Account Compliance

Why Was My Authenticity Complaint Rejected Even Though I Have an Invoice from the Past 365 Days?

A 365-day invoice is just the minimum threshold, not a guaranteed pass. Amazon doesn't only check whether your document looks like an invoice — they also verify whether the supplier can be independently validated.

2 min read

When most sellers face an authenticity complaint for the first time, they focus on “Do I have an invoice?” But Amazon’s actual review process goes far beyond simply checking whether you have one.

The Bottom Line

  1. A 365-day invoice is just the minimum threshold, not a guaranteed pass.
  2. Amazon doesn’t only check whether the document “looks like an invoice” — they also verify whether the supplier “can be validated.”
  3. Quantity coverage, transaction completion status, and supply chain traceability can all determine the outcome.

So the real question isn’t “Do I have an invoice?” — it’s:

Can the documents I submit allow Amazon to independently verify that this inventory was genuinely purchased from a trustworthy supply chain?

Separating “Invoice Compliance” from “Supplier Verifiability”

  • Invoice Compliance: Does this document meet the basic requirements?
  • Supplier Verifiability: Can Amazon trust that the source behind this document actually exists and is credible?
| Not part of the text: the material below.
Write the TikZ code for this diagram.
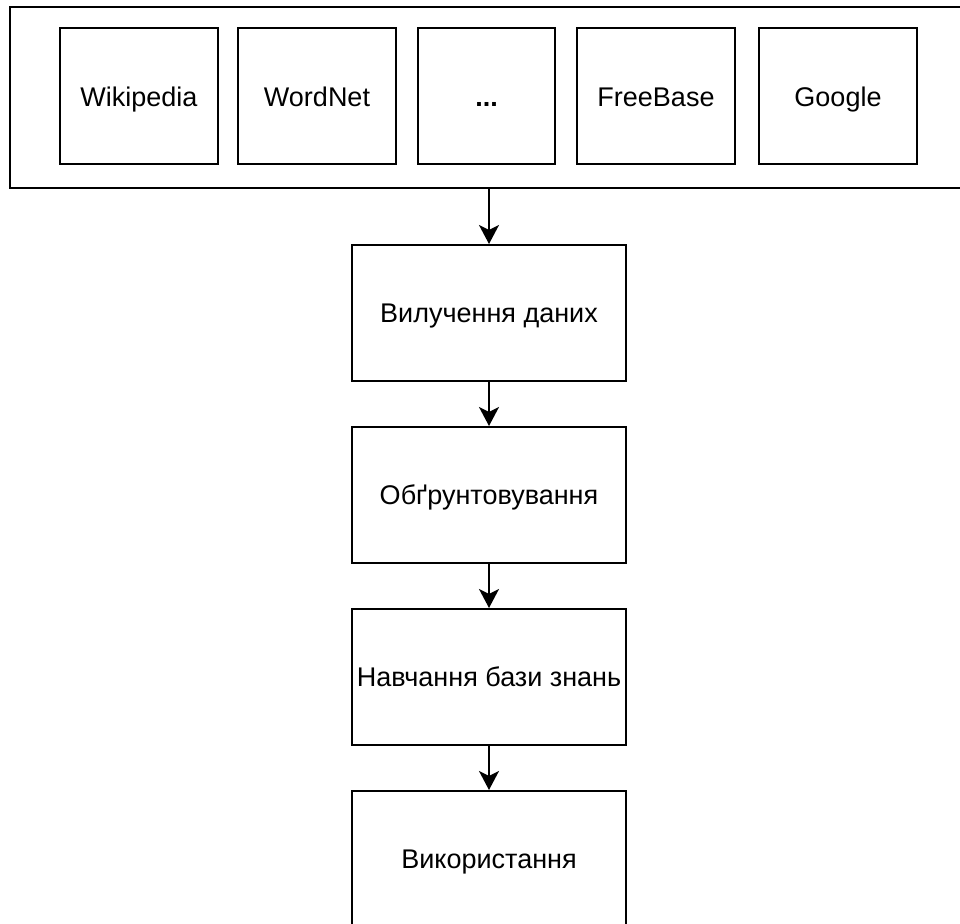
\documentclass[tikz,border=0pt]{standalone}
\usepackage{fontspec}
\setmainfont{Liberation Sans}
\usetikzlibrary{positioning,arrows.meta}

\tikzset{
  srcbox/.style={draw, line width=1pt, minimum width=79pt, minimum height=68pt, inner sep=0pt,
    text height=9.7pt, text depth=0pt},
  stagebox/.style={draw, line width=1pt, minimum width=137pt, minimum height=68pt, inner sep=0pt,
    text height=9.7pt, text depth=0pt},
  flow/.style={line width=1pt, -{Stealth[length=9.5pt,width=10pt,inset=2.5pt]}},
}

\begin{document}
\begin{tikzpicture}[x=0.5pt, y=0.5pt, font=\fontsize{13.5}{16}\selectfont, node distance=22pt]
  \useasboundingbox (0,0) rectangle (960,924);

  % Knowledge sources
  \node[draw, line width=1pt, minimum width=479pt, minimum height=90.5pt, inner sep=0pt] (sources) at (489,826.5) {};
  \node[srcbox] (wiki) at (139,827.5) {Wikipedia};
  \node[srcbox] (wordnet) at (317,827.5) {WordNet};
  \node[srcbox, minimum width=68.5pt] (more) at (486.5,827.5) {\textbf{...}};
  \node[srcbox] (freebase) at (656,827.5) {FreeBase};
  \node[srcbox] (google) at (838,827.5) {Google};

  % Processing stages
  \node[stagebox, below=27.5pt of sources] (extract) {Вилучення даних};
  \node[stagebox, below=of extract] (ground) {Обґрунтовування};
  \node[stagebox, below=of ground] (learn) {Навчання бази знань};
  \node[stagebox, below=of learn] (apply) {Використання};

  \draw[flow] (sources) -- (extract);
  \draw[flow] (extract) -- (ground);
  \draw[flow] (ground) -- (learn);
  \draw[flow] (learn) -- (apply);
\end{tikzpicture}
\end{document}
What Amazon Actually Looks for in Your Invoice

  • Whether the invoice date falls within the past 365 days
  • Whether the invoice quantity covers sales volume over the past 365 days
  • Whether the document is clear, legible, and complete
  • Whether the supplier, buyer, date, product description, and quantities are all visible
  • In some cases, whether supplementary payment records or upstream supply chain documentation can be provided

5 Most Common Mistakes New Sellers Make

  1. Having a 365-day invoice but not checking whether the quantity covers actual sales volume
  2. The invoice looks like a purchase order, but the transaction status isn’t sufficiently complete
  3. Supplier information is present, but Amazon can’t easily verify it
  4. Treating a Letter of Authorization (LOA) as a universal fix
  5. Only arguing “My products are genuine” without clearly laying out the supply chain

Conclusion

This isn’t a single-point question of “Do I have an invoice?” — it’s a multi-faceted challenge of “Can you prove your supply chain is authentic using verifiable purchasing documentation?”